→ **Prompt**: Read the records below and copy each line that contains "chart".
'''
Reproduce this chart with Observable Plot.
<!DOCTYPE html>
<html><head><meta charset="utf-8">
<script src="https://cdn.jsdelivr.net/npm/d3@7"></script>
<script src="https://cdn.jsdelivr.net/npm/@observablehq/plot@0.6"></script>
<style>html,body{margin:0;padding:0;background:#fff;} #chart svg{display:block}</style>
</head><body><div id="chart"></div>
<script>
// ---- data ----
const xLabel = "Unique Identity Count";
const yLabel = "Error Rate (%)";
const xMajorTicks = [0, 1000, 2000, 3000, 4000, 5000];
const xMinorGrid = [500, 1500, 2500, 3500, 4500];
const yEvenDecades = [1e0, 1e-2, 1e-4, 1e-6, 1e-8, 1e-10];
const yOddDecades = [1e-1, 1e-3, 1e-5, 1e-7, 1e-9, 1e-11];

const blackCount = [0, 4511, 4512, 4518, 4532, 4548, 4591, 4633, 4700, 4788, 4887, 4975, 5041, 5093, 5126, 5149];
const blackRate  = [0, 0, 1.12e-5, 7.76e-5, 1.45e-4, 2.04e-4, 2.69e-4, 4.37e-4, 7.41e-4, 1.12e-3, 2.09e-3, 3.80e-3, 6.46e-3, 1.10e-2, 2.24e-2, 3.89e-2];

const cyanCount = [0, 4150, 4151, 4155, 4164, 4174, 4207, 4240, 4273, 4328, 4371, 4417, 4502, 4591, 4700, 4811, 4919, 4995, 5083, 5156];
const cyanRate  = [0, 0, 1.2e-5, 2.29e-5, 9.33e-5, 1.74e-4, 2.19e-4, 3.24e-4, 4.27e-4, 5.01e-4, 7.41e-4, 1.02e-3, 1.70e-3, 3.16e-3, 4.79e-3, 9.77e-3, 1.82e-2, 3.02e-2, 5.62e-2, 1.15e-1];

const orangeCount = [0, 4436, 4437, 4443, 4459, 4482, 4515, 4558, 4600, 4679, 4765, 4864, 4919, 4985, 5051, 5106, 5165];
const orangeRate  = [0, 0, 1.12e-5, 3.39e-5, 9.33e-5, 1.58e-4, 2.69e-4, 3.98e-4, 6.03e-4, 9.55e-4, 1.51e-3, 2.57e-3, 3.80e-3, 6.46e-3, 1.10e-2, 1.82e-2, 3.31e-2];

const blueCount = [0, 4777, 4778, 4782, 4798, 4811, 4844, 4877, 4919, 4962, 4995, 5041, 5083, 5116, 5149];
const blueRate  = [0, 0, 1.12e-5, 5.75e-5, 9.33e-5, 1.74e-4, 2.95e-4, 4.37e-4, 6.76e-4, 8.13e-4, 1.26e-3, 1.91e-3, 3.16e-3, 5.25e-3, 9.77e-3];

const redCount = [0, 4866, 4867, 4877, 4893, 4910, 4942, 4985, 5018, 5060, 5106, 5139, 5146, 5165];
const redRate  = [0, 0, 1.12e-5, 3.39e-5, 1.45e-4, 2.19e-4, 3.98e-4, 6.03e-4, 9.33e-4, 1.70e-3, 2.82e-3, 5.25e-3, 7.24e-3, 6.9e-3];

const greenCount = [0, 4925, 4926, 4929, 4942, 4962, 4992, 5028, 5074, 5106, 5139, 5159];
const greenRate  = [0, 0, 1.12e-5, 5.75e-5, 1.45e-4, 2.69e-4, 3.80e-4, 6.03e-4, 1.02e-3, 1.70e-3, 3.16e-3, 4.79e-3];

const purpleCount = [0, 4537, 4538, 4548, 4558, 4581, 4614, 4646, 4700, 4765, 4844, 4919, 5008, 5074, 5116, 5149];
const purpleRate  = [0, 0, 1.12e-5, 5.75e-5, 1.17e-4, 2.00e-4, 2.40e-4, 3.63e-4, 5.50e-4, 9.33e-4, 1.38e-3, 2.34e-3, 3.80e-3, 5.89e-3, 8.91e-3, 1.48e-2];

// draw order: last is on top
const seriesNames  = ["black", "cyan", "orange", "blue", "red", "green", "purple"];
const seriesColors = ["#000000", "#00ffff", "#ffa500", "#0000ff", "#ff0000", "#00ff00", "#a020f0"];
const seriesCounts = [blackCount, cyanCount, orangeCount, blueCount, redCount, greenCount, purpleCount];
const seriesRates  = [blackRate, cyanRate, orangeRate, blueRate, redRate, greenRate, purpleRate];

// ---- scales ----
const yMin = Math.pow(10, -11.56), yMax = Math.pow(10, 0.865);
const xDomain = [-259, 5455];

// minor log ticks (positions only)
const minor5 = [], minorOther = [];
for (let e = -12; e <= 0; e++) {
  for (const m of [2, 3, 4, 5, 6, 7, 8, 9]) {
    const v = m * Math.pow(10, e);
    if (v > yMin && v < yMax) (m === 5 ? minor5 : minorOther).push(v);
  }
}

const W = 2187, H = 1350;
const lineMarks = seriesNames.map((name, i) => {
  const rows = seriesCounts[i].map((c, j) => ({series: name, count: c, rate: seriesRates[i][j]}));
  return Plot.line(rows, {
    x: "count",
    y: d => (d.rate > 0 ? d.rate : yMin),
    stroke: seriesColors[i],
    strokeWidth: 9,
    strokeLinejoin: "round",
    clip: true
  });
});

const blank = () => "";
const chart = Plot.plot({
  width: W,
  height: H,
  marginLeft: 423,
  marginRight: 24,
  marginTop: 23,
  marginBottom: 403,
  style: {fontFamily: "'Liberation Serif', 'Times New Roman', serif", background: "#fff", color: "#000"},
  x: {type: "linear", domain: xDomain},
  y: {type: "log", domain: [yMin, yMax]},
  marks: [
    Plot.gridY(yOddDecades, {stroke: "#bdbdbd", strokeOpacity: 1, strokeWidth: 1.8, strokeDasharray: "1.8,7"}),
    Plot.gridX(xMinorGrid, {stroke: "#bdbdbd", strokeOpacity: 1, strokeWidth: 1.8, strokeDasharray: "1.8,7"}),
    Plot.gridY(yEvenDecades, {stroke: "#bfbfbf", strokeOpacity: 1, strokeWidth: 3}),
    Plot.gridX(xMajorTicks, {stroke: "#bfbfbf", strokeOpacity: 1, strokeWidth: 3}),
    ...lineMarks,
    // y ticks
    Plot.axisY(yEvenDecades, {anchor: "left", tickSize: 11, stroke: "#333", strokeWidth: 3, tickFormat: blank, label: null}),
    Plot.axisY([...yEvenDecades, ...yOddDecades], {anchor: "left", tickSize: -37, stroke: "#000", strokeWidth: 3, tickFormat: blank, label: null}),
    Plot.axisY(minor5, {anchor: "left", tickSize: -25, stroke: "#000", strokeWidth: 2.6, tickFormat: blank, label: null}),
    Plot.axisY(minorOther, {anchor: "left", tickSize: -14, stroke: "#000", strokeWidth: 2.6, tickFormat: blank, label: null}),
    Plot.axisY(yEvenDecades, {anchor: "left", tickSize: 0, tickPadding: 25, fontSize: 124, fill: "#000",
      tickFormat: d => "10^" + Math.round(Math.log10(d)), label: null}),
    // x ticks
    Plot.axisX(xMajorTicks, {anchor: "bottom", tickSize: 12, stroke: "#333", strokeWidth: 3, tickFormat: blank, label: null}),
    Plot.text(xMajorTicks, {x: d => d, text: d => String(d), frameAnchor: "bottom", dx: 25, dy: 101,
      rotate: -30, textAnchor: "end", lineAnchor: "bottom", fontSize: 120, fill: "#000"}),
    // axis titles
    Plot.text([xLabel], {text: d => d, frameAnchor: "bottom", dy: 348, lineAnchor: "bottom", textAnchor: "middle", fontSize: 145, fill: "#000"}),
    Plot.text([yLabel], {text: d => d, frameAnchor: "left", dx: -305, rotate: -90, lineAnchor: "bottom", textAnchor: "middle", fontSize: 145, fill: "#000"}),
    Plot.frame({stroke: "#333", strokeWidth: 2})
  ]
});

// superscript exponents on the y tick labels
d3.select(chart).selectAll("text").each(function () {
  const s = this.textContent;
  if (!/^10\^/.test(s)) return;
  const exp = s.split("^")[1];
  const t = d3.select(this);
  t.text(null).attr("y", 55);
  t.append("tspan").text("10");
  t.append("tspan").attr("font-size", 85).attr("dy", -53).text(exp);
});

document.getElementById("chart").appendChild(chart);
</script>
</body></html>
'''
'''
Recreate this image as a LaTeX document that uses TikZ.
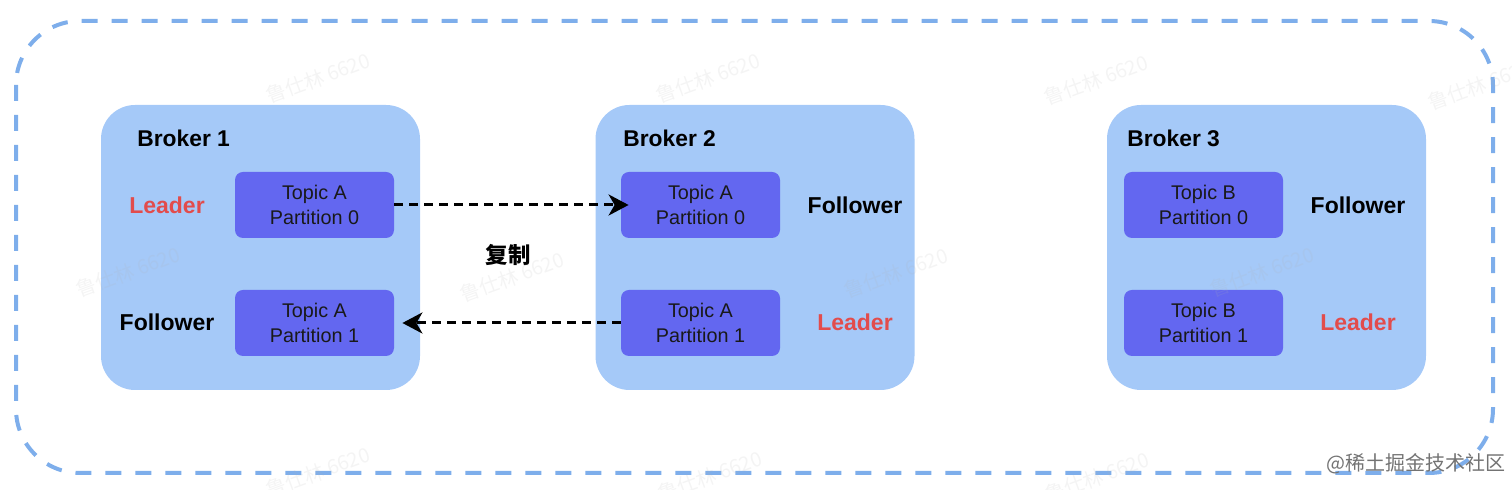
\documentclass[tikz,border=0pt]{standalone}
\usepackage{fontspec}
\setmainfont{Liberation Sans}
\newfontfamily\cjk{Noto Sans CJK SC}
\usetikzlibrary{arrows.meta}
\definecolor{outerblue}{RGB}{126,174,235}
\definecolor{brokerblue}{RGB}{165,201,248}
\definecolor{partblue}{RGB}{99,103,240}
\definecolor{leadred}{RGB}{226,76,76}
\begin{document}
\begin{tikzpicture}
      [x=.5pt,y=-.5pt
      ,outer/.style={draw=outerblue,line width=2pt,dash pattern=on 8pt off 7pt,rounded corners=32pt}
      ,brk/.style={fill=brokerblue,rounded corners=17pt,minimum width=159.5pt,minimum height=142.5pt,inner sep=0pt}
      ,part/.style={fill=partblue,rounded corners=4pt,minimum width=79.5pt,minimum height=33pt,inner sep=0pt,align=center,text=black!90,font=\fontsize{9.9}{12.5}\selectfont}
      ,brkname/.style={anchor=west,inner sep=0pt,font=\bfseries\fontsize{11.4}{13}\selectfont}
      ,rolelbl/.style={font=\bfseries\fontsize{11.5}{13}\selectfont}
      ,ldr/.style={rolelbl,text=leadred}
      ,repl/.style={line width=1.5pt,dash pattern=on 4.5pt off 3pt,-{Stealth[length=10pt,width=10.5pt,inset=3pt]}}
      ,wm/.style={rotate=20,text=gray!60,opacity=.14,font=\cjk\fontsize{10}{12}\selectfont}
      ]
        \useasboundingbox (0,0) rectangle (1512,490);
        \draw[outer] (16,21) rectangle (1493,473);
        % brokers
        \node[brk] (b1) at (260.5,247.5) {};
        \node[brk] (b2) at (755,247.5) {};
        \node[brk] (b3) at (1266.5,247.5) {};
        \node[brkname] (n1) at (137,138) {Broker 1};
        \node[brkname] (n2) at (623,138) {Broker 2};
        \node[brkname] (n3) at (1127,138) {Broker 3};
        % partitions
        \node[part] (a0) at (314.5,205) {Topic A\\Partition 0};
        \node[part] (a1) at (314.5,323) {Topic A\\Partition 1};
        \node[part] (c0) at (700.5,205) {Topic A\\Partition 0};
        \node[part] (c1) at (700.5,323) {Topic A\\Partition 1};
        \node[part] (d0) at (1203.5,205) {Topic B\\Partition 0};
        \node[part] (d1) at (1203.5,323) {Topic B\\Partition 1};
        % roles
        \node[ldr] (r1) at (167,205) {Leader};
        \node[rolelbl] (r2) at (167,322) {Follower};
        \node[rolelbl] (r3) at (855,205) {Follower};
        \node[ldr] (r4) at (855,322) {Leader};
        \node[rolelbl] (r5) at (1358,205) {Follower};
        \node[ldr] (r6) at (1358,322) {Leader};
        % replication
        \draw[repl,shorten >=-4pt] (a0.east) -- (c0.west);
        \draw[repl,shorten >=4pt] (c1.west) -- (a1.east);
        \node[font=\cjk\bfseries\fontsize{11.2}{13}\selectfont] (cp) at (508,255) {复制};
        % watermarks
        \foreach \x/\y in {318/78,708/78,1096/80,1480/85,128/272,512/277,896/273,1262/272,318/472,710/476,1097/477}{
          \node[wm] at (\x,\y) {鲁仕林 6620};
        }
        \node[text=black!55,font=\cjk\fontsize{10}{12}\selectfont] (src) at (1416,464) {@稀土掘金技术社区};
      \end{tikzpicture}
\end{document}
'''
→ **The response**:
Reproduce this chart with Observable Plot.
<style>html,body{margin:0;padding:0;background:#fff;} #chart svg{display:block}</style>
</head><body><div id="chart"></div>
const chart = Plot.plot({
d3.select(chart).selectAll("text").each(function () {
document.getElementById("chart").appendChild(chart);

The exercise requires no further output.